Obviously - everyone involved, be it developer or consumer goes through the experience of gnashing of teeth when things come up that change, or in general push these back. We've tried annual roadmaps, quarterly goal roadmaps, we've tried heavily disclaimered target goals for a build - but in the end, it always ends up with one of us - the community around DayZ's development frustrated.

One of the great opportunities of allowing folks access to the development via Early Access is that we can experiment, see how things work, and change them up. Usually this is restricted to gameplay, and infrastructure - but it can also extend to how we interact with the community and discuss/release information.
Most folks might not know that as we move from one version to another (the two digit value before a build number . eg - 0.59.######) the leads from Prague and Bratislava spend a day and a half meeting, planning, and discussing what are target features and changes are for the next version.

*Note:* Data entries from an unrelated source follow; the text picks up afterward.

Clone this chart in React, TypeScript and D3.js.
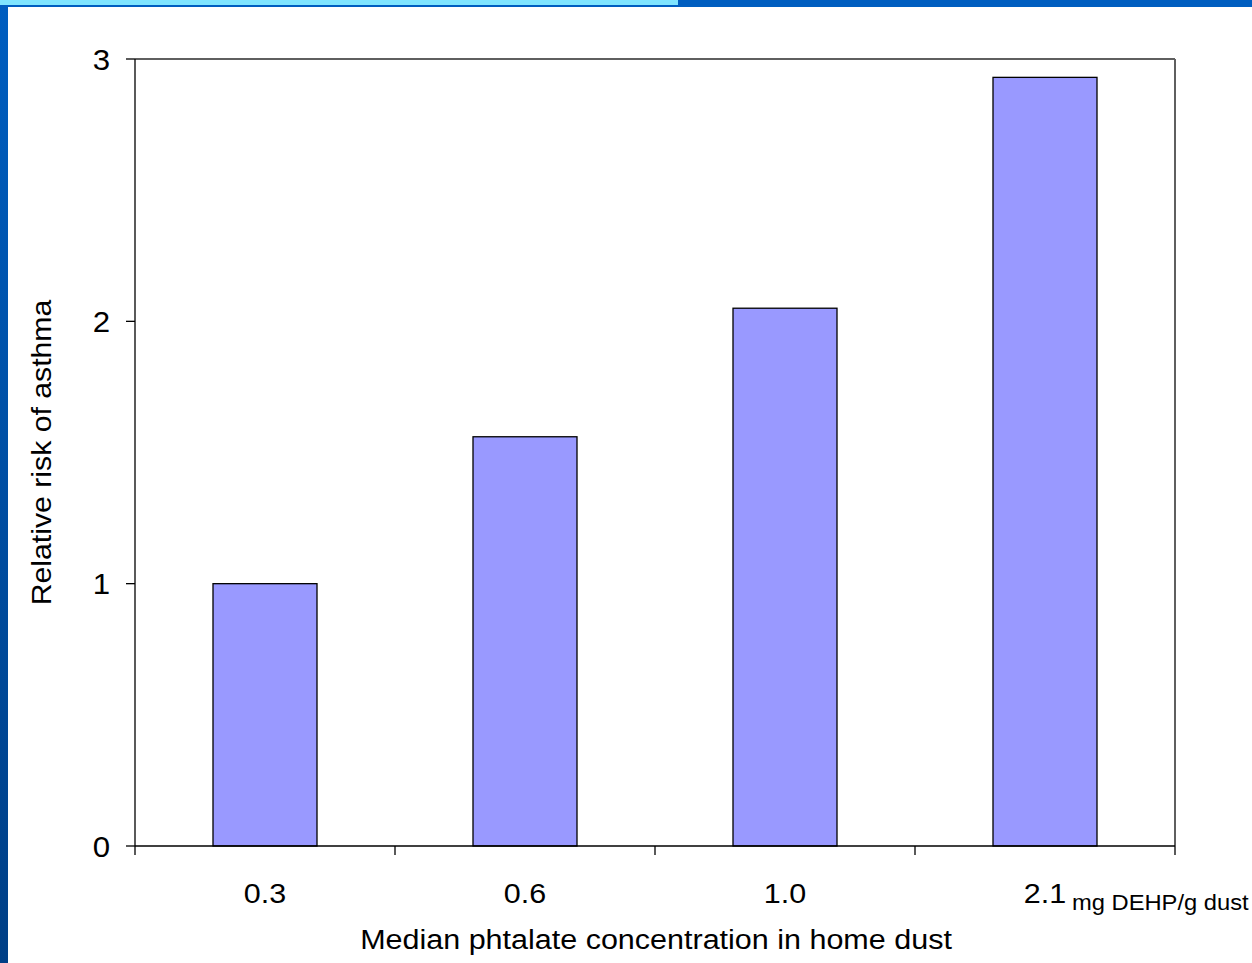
import React from "react";
import * as d3 from "d3";

const categories = ["0.3", "0.6", "1.0", "2.1"];
const relativeRisk = [1.0, 1.56, 2.05, 2.93];
const yTicks = [0, 1, 2, 3];

const W = 1252;
const H = 963;
const plot = { left: 135, right: 1175, top: 59, bottom: 846 };
const FONT = "'Liberation Sans', Arial, sans-serif";
// glyphs are drawn slightly wide along the reading direction
const STRETCH = 1.09;

type LabelProps = {
  x: number;
  y: number;
  size: number;
  anchor?: "start" | "middle" | "end";
  rotate?: number;
  stretch?: number;
  dy?: string;
  children: React.ReactNode;
};

function Label({ x, y, size, anchor = "start", rotate = 0, stretch = STRETCH, dy, children }: LabelProps) {
  return (
    <text
      transform={`translate(${x},${y}) rotate(${rotate}) scale(${stretch},1)`}
      textAnchor={anchor}
      fontSize={size}
      dy={dy}
      fill="#000"
    >
      {children}
    </text>
  );
}

export default function App() {
  const x = d3
    .scaleBand<string>()
    .domain(categories)
    .range([plot.left, plot.right])
    .paddingInner(0.6)
    .paddingOuter(0.3);
  const band = d3.scaleBand<string>().domain(categories).range([plot.left, plot.right]);
  const y = d3.scaleLinear().domain([0, 3]).range([plot.bottom, plot.top]);

  const boundaries = [...categories.map((c) => band(c) as number), plot.right];

  return (
    <svg
      width={W}
      height={H}
      style={{ position: "fixed", left: 0, top: 0, background: "#fff" }}
      fontFamily={FONT}
    >
      <defs>
        <linearGradient id="sideBar" x1="0" y1="0" x2="0" y2="1">
          <stop offset="0" stopColor="#005ec0" />
          <stop offset="1" stopColor="#003f86" />
        </linearGradient>
      </defs>
      <rect x={0} y={0} width={W} height={H} fill="#fff" />
      {/* slide frame */}
      <rect x={0} y={0} width={W} height={7} fill="#005ec0" />
      <rect x={0} y={0} width={678} height={5} fill="#7fe5ff" />
      <rect x={0} y={5} width={8} height={H - 5} fill="url(#sideBar)" />

      {/* plot frame: top and right in grey */}
      <line x1={plot.left} x2={plot.right} y1={plot.top} y2={plot.top} stroke="#5f5f5f" strokeWidth={2} />
      <line x1={plot.right} x2={plot.right} y1={plot.top} y2={plot.bottom} stroke="#5f5f5f" strokeWidth={2} />

      {/* bars */}
      {categories.map((c, i) => (
        <rect
          key={c}
          x={x(c)}
          y={y(relativeRisk[i])}
          width={x.bandwidth()}
          height={plot.bottom - y(relativeRisk[i])}
          fill="#9999ff"
          stroke="#000"
          strokeWidth={1.3}
        />
      ))}

      {/* y axis */}
      <line x1={plot.left} x2={plot.left} y1={plot.top} y2={plot.bottom} stroke="#000" strokeWidth={1.3} />
      {yTicks.map((t) => (
        <g key={t}>
          <line x1={plot.left - 9} x2={plot.left} y1={y(t)} y2={y(t)} stroke="#000" strokeWidth={1.3} />
          <Label x={110} y={y(t)} size={30} anchor="end" dy="0.36em" stretch={1.04}>
            {t}
          </Label>
        </g>
      ))}

      {/* x axis */}
      <line x1={plot.left} x2={plot.right} y1={plot.bottom} y2={plot.bottom} stroke="#000" strokeWidth={1.3} />
      {boundaries.map((b, i) => (
        <line key={i} x1={b} x2={b} y1={plot.bottom} y2={plot.bottom + 9} stroke="#000" strokeWidth={1.3} />
      ))}
      {categories.map((c) => (
        <Label key={c} x={(x(c) as number) + x.bandwidth() / 2} y={903} size={28} anchor="middle">
          {c}
        </Label>
      ))}
      <Label x={1072} y={910} size={22.5} stretch={1.055}>
        mg DEHP/g dust
      </Label>

      <Label x={656} y={949} size={28} anchor="middle">
        Median phtalate concentration in home dust
      </Label>
      <Label x={51} y={(plot.top + plot.bottom) / 2} size={28} anchor="middle" rotate={-90} stretch={1.08}>
        Relative risk of asthma
      </Label>
    </svg>
  );
}
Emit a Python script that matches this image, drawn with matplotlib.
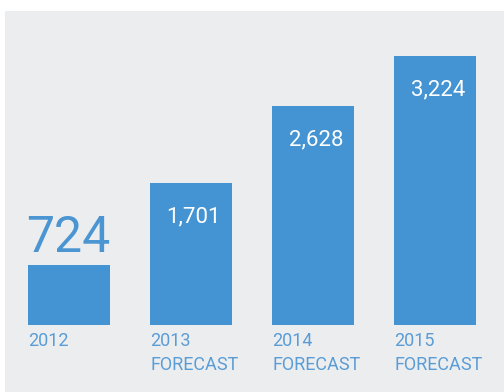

What we're going to do moving forward is take that information, and bring you guys - the players - into our "milestone goals" for the version that happens to be being worked on at the time. So we're looking at the following: Compile a master list of our intended major feature set for 1.0 At the first Status Report after the Leads Meeting include a list of our milestone goals for the next version Each subsequent Status Report include a break down of our progress towards completing the milestone Per Major Feature Any major bugs we are tackling at the time Once said version (milestone) is moved to Stable branch include a break down of what milestone goals we hit AND what goals were pushed (and why)
We're hoping this will increase visibility into what our immediate goals are, and remove some of the speculation - as well as let you guys understand a bit more about what is going on "under the hood" at DayZ.